What are you really looking for in a guest post? This is about so much more than writing an article for the sake of getting it published and backlinked on another website. Be clear upfront about the kind of content your audience enjoys reading about and how successful posts are structured, whether that means writing in a bullet format or taking a long-form approach. Additionally, share how the tone of the post should be conveyed. Should it be conversational or do you prefer a more serious approach? All of this matters when writing the final draft of the article so it’s important to establish these guidelines from the start.
Do… Be specific about submission format.
There are a few ways you can go about doing this. You can create a landing page that allows the potential guest writer to submit their article directly to the team from the page. Or, you can encourage guest posters to email you directly (through a generic submission email) with their post. Be sure to specify how you want the guest article to be included. Consider format first, including whether the post should be submitted as a Google Doc or Word Document, and then the method for sending it in. Some options can include submitting the guest post as a PDF attachment, via a Dropbox link, or copied and pasted directly into the email. Attachments in the last few years have turned into a dicey area where spam content can easily be submitted, so it’s important to follow the rules exactly.
Don’t… Ask for images to be included with submissions.

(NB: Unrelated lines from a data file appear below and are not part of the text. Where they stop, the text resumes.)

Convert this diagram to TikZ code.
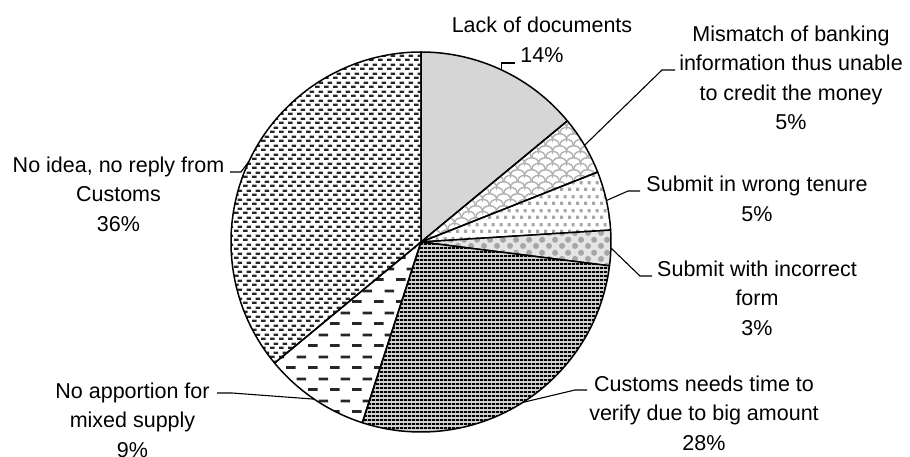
\documentclass[tikz,border=0pt]{standalone}
\usepackage{fontspec}
\setmainfont{Liberation Sans}
\usetikzlibrary{patterns}

% fill patterns of the slices
\pgfdeclarepatternformonly{scales}{\pgfpointorigin}{\pgfpoint{14pt}{12pt}}{\pgfpoint{14pt}{12pt}}{
  \pgfsetlinewidth{1.6pt}
  \pgfpathmoveto{\pgfpoint{0pt}{0pt}}
  \pgfpathcurveto{\pgfpoint{0pt}{8pt}}{\pgfpoint{14pt}{8pt}}{\pgfpoint{14pt}{0pt}}
  \pgfpathmoveto{\pgfpoint{-7pt}{6pt}}
  \pgfpathcurveto{\pgfpoint{-7pt}{14pt}}{\pgfpoint{7pt}{14pt}}{\pgfpoint{7pt}{6pt}}
  \pgfpathcurveto{\pgfpoint{7pt}{14pt}}{\pgfpoint{21pt}{14pt}}{\pgfpoint{21pt}{6pt}}
  \pgfusepath{stroke}}
\pgfdeclarepatternformonly{sqdots}{\pgfpointorigin}{\pgfpoint{8pt}{14pt}}{\pgfpoint{8pt}{14pt}}{
  \pgfpathrectangle{\pgfpoint{0pt}{0pt}}{\pgfpoint{3.5pt}{3.5pt}}
  \pgfpathrectangle{\pgfpoint{4pt}{7pt}}{\pgfpoint{3.5pt}{3.5pt}}
  \pgfusepath{fill}}
\pgfdeclarepatternformonly{balls}{\pgfpointorigin}{\pgfpoint{13pt}{13pt}}{\pgfpoint{13pt}{13pt}}{
  \pgfpathcircle{\pgfpoint{3.25pt}{3.25pt}}{3.2pt}
  \pgfpathcircle{\pgfpoint{9.75pt}{9.75pt}}{3.2pt}
  \pgfusepath{fill}}
\pgfdeclarepatternformonly{hlines}{\pgfpointorigin}{\pgfpoint{4pt}{4pt}}{\pgfpoint{4pt}{4pt}}{
  \pgfpathrectangle{\pgfpoint{0pt}{0pt}}{\pgfpoint{4pt}{2.2pt}}
  \pgfusepath{fill}}
\pgfdeclarepatternformonly{longdash}{\pgfpointorigin}{\pgfpoint{22pt}{22pt}}{\pgfpoint{22pt}{22pt}}{
  \pgfpathrectangle{\pgfpoint{0pt}{0pt}}{\pgfpoint{10pt}{3pt}}
  \pgfpathrectangle{\pgfpoint{11pt}{11pt}}{\pgfpoint{10pt}{3pt}}
  \pgfusepath{fill}}
\pgfdeclarepatternformonly{shortdash}{\pgfpointorigin}{\pgfpoint{9pt}{9pt}}{\pgfpoint{9pt}{9pt}}{
  \pgfpathrectangle{\pgfpoint{0pt}{0pt}}{\pgfpoint{5pt}{2.5pt}}
  \pgfpathrectangle{\pgfpoint{4pt}{4.5pt}}{\pgfpoint{5pt}{2.5pt}}
  \pgfusepath{fill}}

\tikzset{
  lbl/.style={align=center, inner sep=0pt, font=\fontsize{21.5}{29.5}\selectfont},
  slice/.style={draw=black, line width=1.5pt, line join=round},
  leader/.style={draw=black, line width=1.1pt},
}

\begin{document}
\begin{tikzpicture}[x=1pt,y=-1pt]
\useasboundingbox (0,0) rectangle (910,457);
\coordinate (c) at (421,242); %centre of the pie
% slices, clockwise from the top
\draw[slice,fill=gray!32] (c) -- ++(-90:190) arc[start angle=-90,end angle=-39.6,radius=190] -- cycle; %lack of documents
\draw[slice,pattern=scales,pattern color=gray!60] (c) -- ++(-39.6:190) arc[start angle=-39.6,end angle=-21.6,radius=190] -- cycle; %mismatch
\draw[slice,pattern=sqdots,pattern color=gray!70] (c) -- ++(-21.6:190) arc[start angle=-21.6,end angle=-3.6,radius=190] -- cycle; %wrong tenure
\draw[slice,preaction={fill=gray!20},pattern=balls,pattern color=gray!70] (c) -- ++(-3.6:190) arc[start angle=-3.6,end angle=7.2,radius=190] -- cycle; %incorrect form
\draw[slice,preaction={fill=gray!35},pattern=hlines,pattern color=black] (c) -- ++(7.2:190) arc[start angle=7.2,end angle=108,radius=190] -- cycle; %needs time
\draw[slice,pattern=longdash,pattern color=black!85] (c) -- ++(108:190) arc[start angle=108,end angle=140.4,radius=190] -- cycle; %apportion
\draw[slice,pattern=shortdash,pattern color=black!85] (c) -- ++(140.4:190) arc[start angle=140.4,end angle=270,radius=190] -- cycle; %no idea

% labels
\node[lbl] (lack) at (542,40) {Lack of documents\\14\%};
\node[lbl] (mismatch) at (791,78) {Mismatch of banking\\information thus unable\\to credit the money\\5\%};
\node[lbl] (tenure) at (757,199) {Submit in wrong tenure\\5\%};
\node[lbl] (form) at (757,298) {Submit with incorrect\\form\\3\%};
\node[lbl] (verify) at (704,413) {Customs needs time to\\verify due to big amount\\28\%};
\node[lbl] (apportion) at (132.5,420) {No apportion for\\mixed supply\\9\%};
\node[lbl] (noidea) at (118.5,194) {No idea, no reply from\\Customs\\36\%};

% leader lines, slice middle to label
\path (c) ++(-64.8:190) coordinate (lack-a);
\path (c) ++(-30.6:190) coordinate (mismatch-a);
\path (c) ++(-12.6:190) coordinate (tenure-a);
\path (c) ++(1.8:190) coordinate (form-a);
\path (c) ++(57.6:190) coordinate (verify-a);
\path (c) ++(124.2:190) coordinate (apportion-a);
\path (c) ++(205.2:190) coordinate (noidea-a);
\coordinate (lack-e) at (515,63);
\coordinate (mismatch-e) at (675,70);
\coordinate (tenure-e) at (640,191);
\coordinate (form-e) at (652,276);
\coordinate (verify-e) at (587,390);
\coordinate (apportion-e) at (217,393);
\coordinate (noidea-e) at (230,172);
\draw[leader] (lack-a) |- (lack-e);
\draw[leader] (mismatch-a) -- ([xshift=-13pt]mismatch-e) -- (mismatch-e);
\draw[leader] (tenure-a) -- ([xshift=-12pt]tenure-e) -- (tenure-e);
\draw[leader] (form-a) -- ([xshift=-12pt]form-e) -- (form-e);
\draw[leader] (verify-a) -- ([xshift=-12pt]verify-e) -- (verify-e);
\draw[leader] (apportion-a) -- ([xshift=15pt]apportion-e) -- (apportion-e);
\draw[leader] (noidea-a) -- ([xshift=11pt]noidea-e) -- (noidea-e);
\end{tikzpicture}
\end{document}
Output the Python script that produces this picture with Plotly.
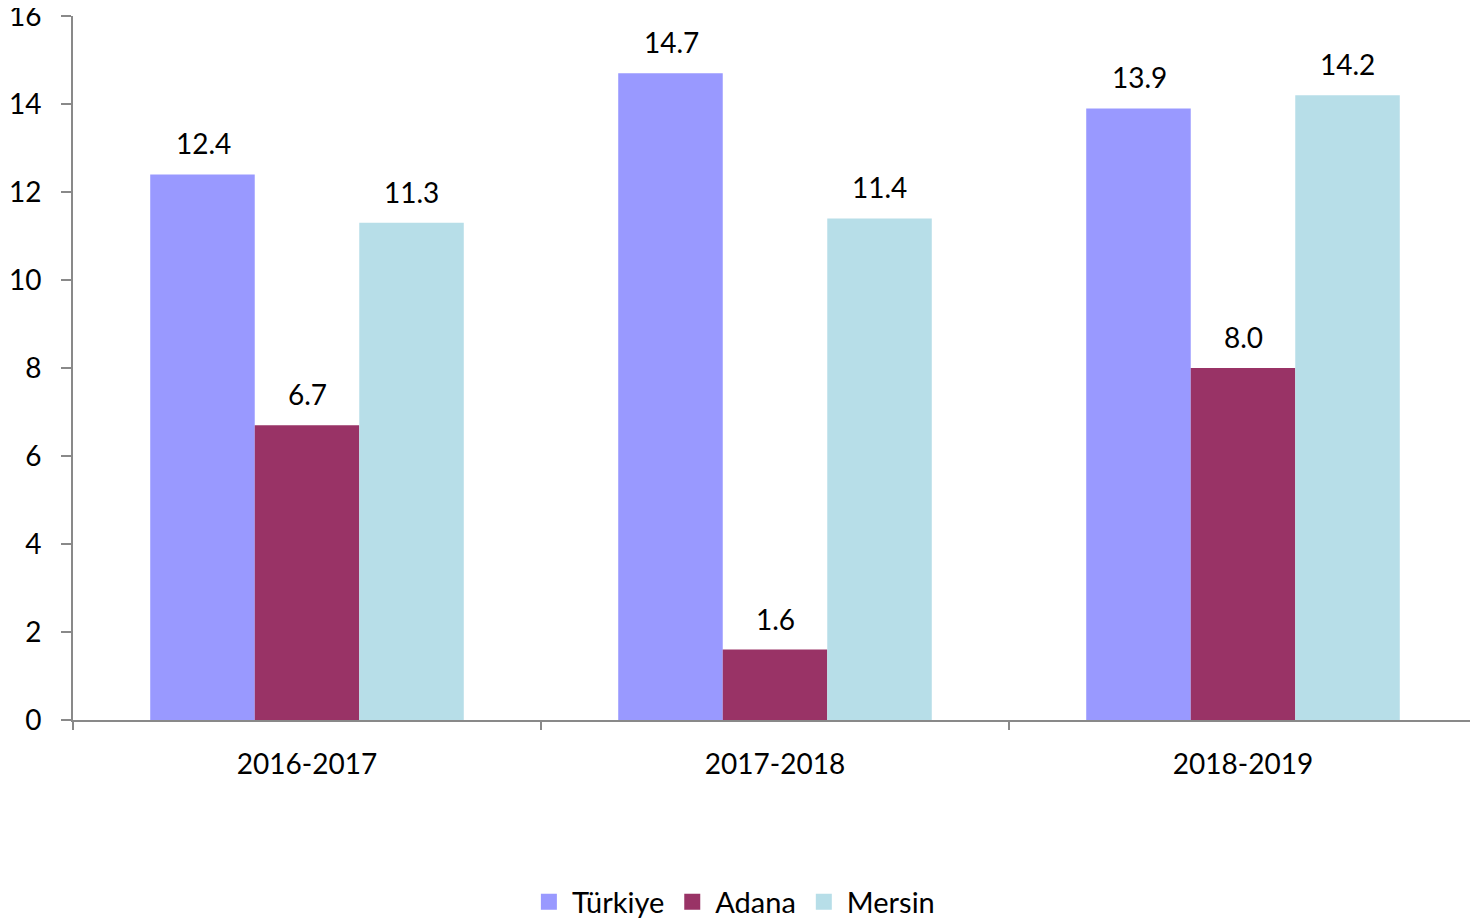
import plotly.graph_objects as go

# academic years on the x axis
years = ["2016-2017", "2017-2018", "2018-2019"]

# series values
turkiye = [12.4, 14.7, 13.9]
adana = [6.7, 1.6, 8.0]
mersin = [11.3, 11.4, 14.2]

series_names = ["Türkiye", "Adana", "Mersin"]
series_colors = ["#9999FF", "#993366", "#B7DEE8"]

y_ticks = [0, 2, 4, 6, 8, 10, 12, 14, 16]

FONT = "Lato"
AXIS_GRAY = "#898989"
BAR_PX = 104  # width of one bar in the group, used to shift the labels

fig = go.Figure()
all_series = [turkiye, adana, mersin]
for i, (name, vals, color) in enumerate(zip(series_names, all_series, series_colors)):
    fig.add_trace(
        go.Bar(
            x=years,
            y=vals,
            name=name,
            marker=dict(color=color, line=dict(width=0)),
            showlegend=False,
        )
    )
    # legend entry with a bigger square swatch
    fig.add_trace(
        go.Scatter(
            x=[None],
            y=[None],
            mode="markers",
            name=name,
            marker=dict(symbol="square", size=16, color=color),
            showlegend=True,
        )
    )
    # value labels above bars
    for yr, v in zip(years, vals):
        fig.add_annotation(
            x=yr,
            y=v,
            xref="x",
            yref="y",
            text=f"{v:.1f}",
            showarrow=False,
            xshift=(i - 1) * BAR_PX,
            yshift=12,
            yanchor="bottom",
            font=dict(size=28, family=FONT, color="#000000"),
        )

# the page body has an 8px margin, so the figure is a bit smaller than the window
fig.update_layout(
    width=1470,
    height=914,
    barmode="group",
    bargap=0.33,
    bargroupgap=0,
    plot_bgcolor="white",
    paper_bgcolor="white",
    font=dict(family=FONT, size=28, color="#000000"),
    margin=dict(l=65, r=1, t=8, b=202),
    showlegend=True,
    legend=dict(
        orientation="h",
        x=0.47,
        xanchor="center",
        yref="container",
        y=0.022,
        yanchor="middle",
        font=dict(size=29, family=FONT),
        itemsizing="trace",
        itemwidth=36,
        traceorder="normal",
    ),
)

fig.update_xaxes(
    showline=True,
    linecolor=AXIS_GRAY,
    linewidth=2,
    ticks="outside",
    tickson="boundaries",
    ticklen=8,
    tickcolor=AXIS_GRAY,
    tickwidth=2,
    showgrid=False,
    automargin=False,
    ticklabelstandoff=18,
    tickfont=dict(size=28, family=FONT),
)

fig.update_yaxes(
    range=[0, 16],
    tickvals=y_ticks,
    showline=True,
    linecolor=AXIS_GRAY,
    linewidth=2,
    ticks="outside",
    ticklen=10,
    tickcolor=AXIS_GRAY,
    tickwidth=2,
    showgrid=False,
    zeroline=False,
    automargin=False,
    ticklabeloverflow="allow",
    ticklabelstandoff=14,
    tickfont=dict(size=28, family=FONT),
)

fig.write_html("out.html")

This is a controversial statement to make, but through personal experience I have found it is a better idea to source your own images. Create accounts with stock image sites like Getty Images or iStockPhoto or seek out free high quality photos from communities like Pixabay or Unsplash. It’s always better to err on the side of caution in this department, even if the writer claims that they have permission to use the image attached, and all of these sites have fantastic, credited images that can accompany any blog post regardless of its topic.
Do… Request more information about the author.
What makes this writer credible? You don’t need them to share with you their life’s story, but interested guest bloggers should submit a bit of background information in their bio or byline that states who they are, what they do, and what makes them a fit to blog with you. Bonus points for any guest writers that can also include links to their existing published content so you can get a feel for their writing style and areas of expertise.
Don’t… Guarantee an immediate response.
It’s entirely possible that you might not be able to get to the guest post the second it has been submitted, so make a note on your landing page or within your guidelines about what the follow-up process for post submissions might look like.
Don’t… Sell yourself.
If you would like to endlessly talk about how awesome your business is, you can create your own blog for those kinds of posts. When you’re posting on another blog, this is your opportunity to share your expertise and ideas. Be respectful and understanding about that.
Do… Cast a (fairly) wide net for your search.
Now that you know you’re looking for guest writers, you’ll want to share the news so as to bring in as many potential contributors as possible. Make the announcement via your social media handles, Facebook groups you’re a member of, your company newsletter, and even by sharing the news with trusted partners of your business or influential bloggers you already work alongside. Make sure that the writers you do get in touch with are the same ones you build a rapport with — and you might even be able to reciprocate by blogging with them as well later on!